Mergers and divisions: reporting and documentation requirements  
2008/0182(COD) - 22/04/2009  

The European Parliament adopted by 652 votes to 7, with 22 abstentions, a legislative resolution amending, under the first reading of codecision procedure, the proposal for a directive of the European Parliament and of the Council amending Council Directives 77/91/EEC, 78/855/EEC and 82/891/EEC and Directive 2005/56/EC as regards reporting and documentation requirements in the case of merger and divisions.

The main amendments are as follows:

- the legal basis should be Article 44(2)(g) of the Treaty;

- Company or other websites offer, in certain cases, an alternative to the publication using the companies registers. Member States will be able to designate those other Internet sites which companies may use free of charge for such publication, such as websites of business associations or chambers of commerce or the central electronic platform referred to in Article 3 of the First Council Directive of 9 March 1968 on co-ordination of safeguards which, for the protection of the interests of members and others, are required by Member States of certain companies, with a view to making such safeguards equivalent throughout the Community. Where there is the possibility to use company websites or other Internet sites for the publication of the draft terms of mergers and division and of other documents that have to be made available to shareholders and creditors in the process, guarantees related to the security of the site and the authenticity of the documents should be met;

- disclosure requirements concerning draft terms of merger in cross-border mergers under Directive 2005/56/EC should be similar to those applicable to domestic mergers and divisions under Directives 78/855/EEC and 82/891/EEC;

- Member States must be able to provide that there is no need for the extensive reporting or information requirements related to certain merger or division of companies, if all the shareholders of the companies involved in the merger or division agree that they may be dispensed with.
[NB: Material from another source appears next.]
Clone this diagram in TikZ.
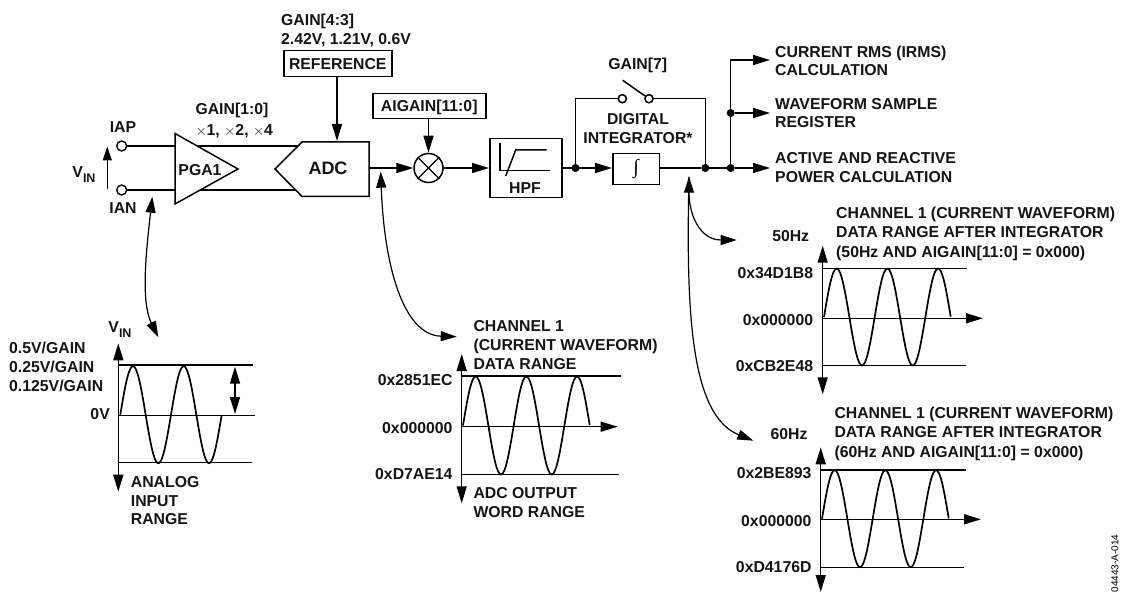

Any modification of Directives 78/855/EEC and 82/891/EEC allowing such agreement by shareholders should be without prejudice to the systems of protection of the interests of creditors of the companies involved as well as to rules aimed at ensuring the provision of necessary information to the employees of the companies involved and to public authorities, such as tax authorities, controlling the merger or division in accordance with existing Community legislation;

- Mergers between parent companies and their subsidiaries have a reduced economic impact on shareholders and creditors where the holding of the parent company amounts to 90 percent or more of the shares or other securities conferring the right to vote of the subsidiary . The same applies to certain divisions, in particular when companies are split in new companies that are owned by the shareholders in the proportion to their rights in the company being divided. In these cases, the reporting requirements deriving from Directives 78/855/EEC and 82/891/EEC will therefore be reduced;

- lastly, a new review clause states that the Commission shall review the functioning of the Directive in 5 years, and in particular its effects on the reduction of administrative burdens on companies, in the light of experience acquired in its application, and shall present a report, accompanied, if necessary, by proposals for its further amendment.